== WRITTEN TASK ==
Return the lines that follow, exactly as they appear, from the first through the one containing "4850, 4610, 4800, 5030, 4950, 4820, 4950, 4990, 4850, 4650]"; no pictures are to be included.

== DATA EXTRACT ==
§

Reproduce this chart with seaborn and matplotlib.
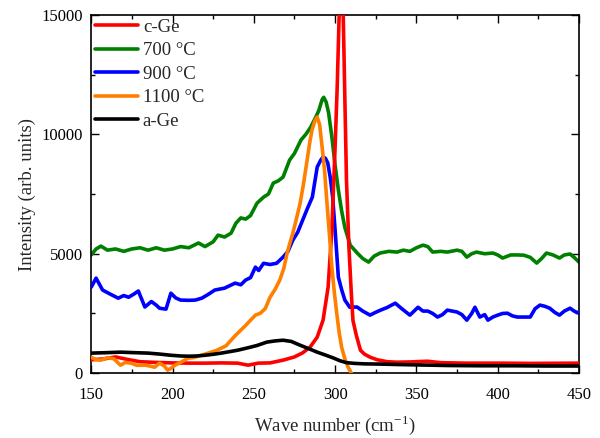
import numpy as np
import pandas as pd
import matplotlib
matplotlib.use("Agg")
import matplotlib.pyplot as plt
from matplotlib.ticker import MultipleLocator
import seaborn as sns

# Raman spectra, values
cge_x = [150, 158, 165, 172, 180, 190, 200, 210, 220, 230, 240, 246.5, 252.7, 260, 268,
         275, 280, 284.6, 289, 292.6, 295.7, 298, 300, 301.3, 302.5, 303.7, 305, 306, 307,
         308.5, 310, 311, 313, 315.6, 318, 321.5, 326, 332, 338, 346, 356.6, 365, 380, 400,
         420, 450]
cge_y = [560, 600, 680, 580, 480, 450, 430, 420, 420, 430, 420, 335, 420, 430, 545,
         680, 850, 1090, 1510, 2220, 3600, 5990, 9470, 12000, 15000, 17000, 15000, 11500, 8090,
         5280, 3300, 2200, 1600, 960, 800, 670, 560, 480, 460, 470, 500, 440, 420, 420,
         410, 420]

g700_x = [150, 153, 156, 160, 165, 170, 175, 180, 185, 190, 195, 200, 205, 210, 216,
          220, 225, 228, 232, 236, 239, 242, 245, 248, 252, 256, 259, 262, 265, 268,
          272, 275, 279, 282, 285, 288, 290, 292, 293, 294.5, 296, 298, 300, 302, 304,
          306, 309.3, 313.6, 317, 320.6, 324, 327.7, 333, 338, 342, 346, 350, 354, 357,
          360, 365, 369, 375, 378, 381, 384, 387, 392, 397, 400, 403, 408, 412, 416,
          420, 424, 427, 430, 434, 438, 441, 444.5, 447, 450]
g700_y = [4950, 5200, 5320, 5150, 5200, 5100, 5200, 5250, 5150, 5250, 5150, 5200, 5300, 5250, 5450,
          5300, 5500, 5780, 5700, 5860, 6280, 6500, 6450, 6600, 7120, 7370, 7500, 7960, 8050, 8210,
          8920, 9200, 9760, 10000, 10300, 10700, 11000, 11450, 11550, 11350, 10900, 9900, 8700, 7670, 6800,
          6100, 5360, 5030, 4800, 4650, 4900, 5030, 5100, 5070, 5150, 5100, 5250, 5360, 5300,
          5070, 5100, 5070, 5150, 5100, 4860, 5000, 5070, 5000, 5030, 4950, 4820, 4950, 4950, 4940,
          4850, 4610, 4800, 5030, 4950, 4820, 4950, 4990, 4850, 4650]

g900_x = [150, 153, 157, 162, 166.6, 170, 173, 176, 179, 183, 187, 190, 192, 196, 199,
          202, 205, 210, 214, 218, 222, 226, 232, 238.5, 242, 245, 248, 251, 253, 256,
          260, 264, 268, 271, 274, 277, 280, 283, 286, 289, 291, 292.5, 294, 295.5, 297,
          298.5, 300, 302, 304, 306, 309, 313.5, 317, 321.5, 325, 328, 332, 337, 341,
          346, 351, 354, 357, 360, 363, 366, 369, 372, 375, 378, 381, 384, 386, 389,
          392, 394, 397, 400, 403, 406, 409, 412, 416, 420, 423, 426, 429, 432, 435,
          438, 441, 444.5, 447, 450]
g900_y = [3600, 3980, 3480, 3300, 3140, 3250, 3180, 3300, 3440, 2770, 3000, 2850, 2720, 2680, 3350,
          3150, 3060, 3050, 3060, 3140, 3300, 3480, 3560, 3770, 3700, 3900, 4000, 4440, 4300, 4600,
          4550, 4600, 4860, 5100, 5570, 5900, 6400, 6900, 7370, 8630, 8900, 9050, 9000, 8800, 8200,
          7370, 5990, 4020, 3500, 3060, 2760, 2770, 2600, 2430, 2550, 2640, 2750, 2930, 2700,
          2430, 2760, 2600, 2600, 2500, 2350, 2450, 2640, 2600, 2560, 2450, 2220, 2500, 2760, 2350,
          2450, 2220, 2350, 2430, 2500, 2510, 2400, 2350, 2350, 2350, 2700, 2850, 2800, 2720, 2550,
          2430, 2600, 2720, 2600, 2510]

g1100_x = [150, 153, 156, 160, 164, 168, 171, 174.6, 178, 183, 186, 189, 192, 195, 197,
           199, 201.6, 205, 209.6, 213, 217.6, 220, 223.8, 227, 230, 233, 236, 239, 242,
           245, 248, 251, 254, 257, 260, 263, 266, 268.5, 270.5, 272, 274, 276, 278.5,
           280.5, 282.8, 284.5, 285.8, 287.5, 289, 290.5, 292, 293.5, 295, 296.5, 298,
           299.5, 301, 302.5, 304, 306, 308, 310, 312]
g1100_y = [670, 560, 545, 650, 600, 335, 450, 420, 330, 335, 300, 250, 420, 300, 125,
           200, 335, 450, 630, 650, 750, 800, 880, 950, 1050, 1150, 1380, 1600, 1800,
           2000, 2220, 2430, 2510, 2700, 3180, 3500, 3900, 4400, 5030, 5400, 5860, 6400, 7120,
           7900, 8920, 9700, 10180, 10550, 10720, 10400, 9470, 8500, 7120, 5800, 4440,
           3400, 2510, 1700, 1090, 600, 250, 0, -300]

age_x = [150, 160, 168, 176, 185, 192, 199, 205, 210, 215, 220, 225, 230, 235, 240,
         245, 248, 252, 258, 263, 268, 273, 278.5, 284, 289, 294, 298.8, 303, 307, 312,
         318, 327.7, 340, 355, 370, 390, 410, 430, 450]
age_y = [840, 860, 880, 860, 840, 800, 750, 720, 710, 720, 750, 790, 840, 900, 960,
         1040, 1090, 1160, 1300, 1350, 1380, 1330, 1170, 1020, 880, 760, 640, 520, 440, 410,
         390, 380, 360, 340, 320, 310, 310, 300, 300]

labels = ["c-Ge", "700 °C", "900 °C", "1100 °C", "a-Ge"]
colors = ["#ff0000", "#008000", "#0000ff", "#ff8000", "#000000"]
series = [(cge_x, cge_y), (g700_x, g700_y), (g900_x, g900_y),
          (g1100_x, g1100_y), (age_x, age_y)]
zorders = [4, 2, 3, 5, 6]

sns.set_style("ticks")
plt.rcParams["font.family"] = ["Liberation Serif", "DejaVu Serif"]

fig = plt.figure(figsize=(6, 4.38), dpi=100)
ax = fig.add_axes([0.152, 0.148, 0.813, 0.818])

for (xs, ys), lab, col, z in zip(series, labels, colors, zorders):
    df = pd.DataFrame({"wn": xs, "I": ys})
    sns.lineplot(data=df, x="wn", y="I", color=col, label=lab, lw=2.6,
                 estimator=None, ax=ax, zorder=z)

ax.set_xlim(150, 450)
ax.set_ylim(0, 15000)
ax.xaxis.set_major_locator(MultipleLocator(50))
ax.xaxis.set_minor_locator(MultipleLocator(25))
ax.yaxis.set_major_locator(MultipleLocator(5000))
ax.yaxis.set_minor_locator(MultipleLocator(2500))
ax.tick_params(which="both", direction="in", top=True, right=True,
               labelsize=12, width=1, colors="black")
ax.tick_params(which="major", length=6)
ax.tick_params(which="minor", length=3)
ax.tick_params(axis="x", which="major", pad=10)
ax.tick_params(axis="y", which="major", pad=6)
for sp in ax.spines.values():
    sp.set_color("black")
    sp.set_linewidth(1.2)

# superscript built from a plain hyphen, as in the reference
ax.set_xlabel("Wave number (cm$^{\\mathregular{-1}}$)", fontsize=13.5, labelpad=7)
ax.set_ylabel("Intensity (arb. units)", fontsize=13.5, labelpad=4)

ax.legend(loc="upper left", bbox_to_anchor=(0, 1), frameon=False, fontsize=13.5,
          handlelength=2.3, handletextpad=0.25, labelspacing=0.34,
          borderpad=0.2, borderaxespad=0)

fig.savefig("out.png", dpi=100)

§

== SOLUTION TO THIS EXERCISE ==
Reproduce this chart with seaborn and matplotlib.
import numpy as np
import pandas as pd
import matplotlib
matplotlib.use("Agg")
import matplotlib.pyplot as plt
from matplotlib.ticker import MultipleLocator
import seaborn as sns

# Raman spectra, values
cge_x = [150, 158, 165, 172, 180, 190, 200, 210, 220, 230, 240, 246.5, 252.7, 260, 268,
         275, 280, 284.6, 289, 292.6, 295.7, 298, 300, 301.3, 302.5, 303.7, 305, 306, 307,
         308.5, 310, 311, 313, 315.6, 318, 321.5, 326, 332, 338, 346, 356.6, 365, 380, 400,
         420, 450]
cge_y = [560, 600, 680, 580, 480, 450, 430, 420, 420, 430, 420, 335, 420, 430, 545,
         680, 850, 1090, 1510, 2220, 3600, 5990, 9470, 12000, 15000, 17000, 15000, 11500, 8090,
         5280, 3300, 2200, 1600, 960, 800, 670, 560, 480, 460, 470, 500, 440, 420, 420,
         410, 420]

g700_x = [150, 153, 156, 160, 165, 170, 175, 180, 185, 190, 195, 200, 205, 210, 216,
          220, 225, 228, 232, 236, 239, 242, 245, 248, 252, 256, 259, 262, 265, 268,
          272, 275, 279, 282, 285, 288, 290, 292, 293, 294.5, 296, 298, 300, 302, 304,
          306, 309.3, 313.6, 317, 320.6, 324, 327.7, 333, 338, 342, 346, 350, 354, 357,
          360, 365, 369, 375, 378, 381, 384, 387, 392, 397, 400, 403, 408, 412, 416,
          420, 424, 427, 430, 434, 438, 441, 444.5, 447, 450]
g700_y = [4950, 5200, 5320, 5150, 5200, 5100, 5200, 5250, 5150, 5250, 5150, 5200, 5300, 5250, 5450,
          5300, 5500, 5780, 5700, 5860, 6280, 6500, 6450, 6600, 7120, 7370, 7500, 7960, 8050, 8210,
          8920, 9200, 9760, 10000, 10300, 10700, 11000, 11450, 11550, 11350, 10900, 9900, 8700, 7670, 6800,
          6100, 5360, 5030, 4800, 4650, 4900, 5030, 5100, 5070, 5150, 5100, 5250, 5360, 5300,
          5070, 5100, 5070, 5150, 5100, 4860, 5000, 5070, 5000, 5030, 4950, 4820, 4950, 4950, 4940,
          4850, 4610, 4800, 5030, 4950, 4820, 4950, 4990, 4850, 4650]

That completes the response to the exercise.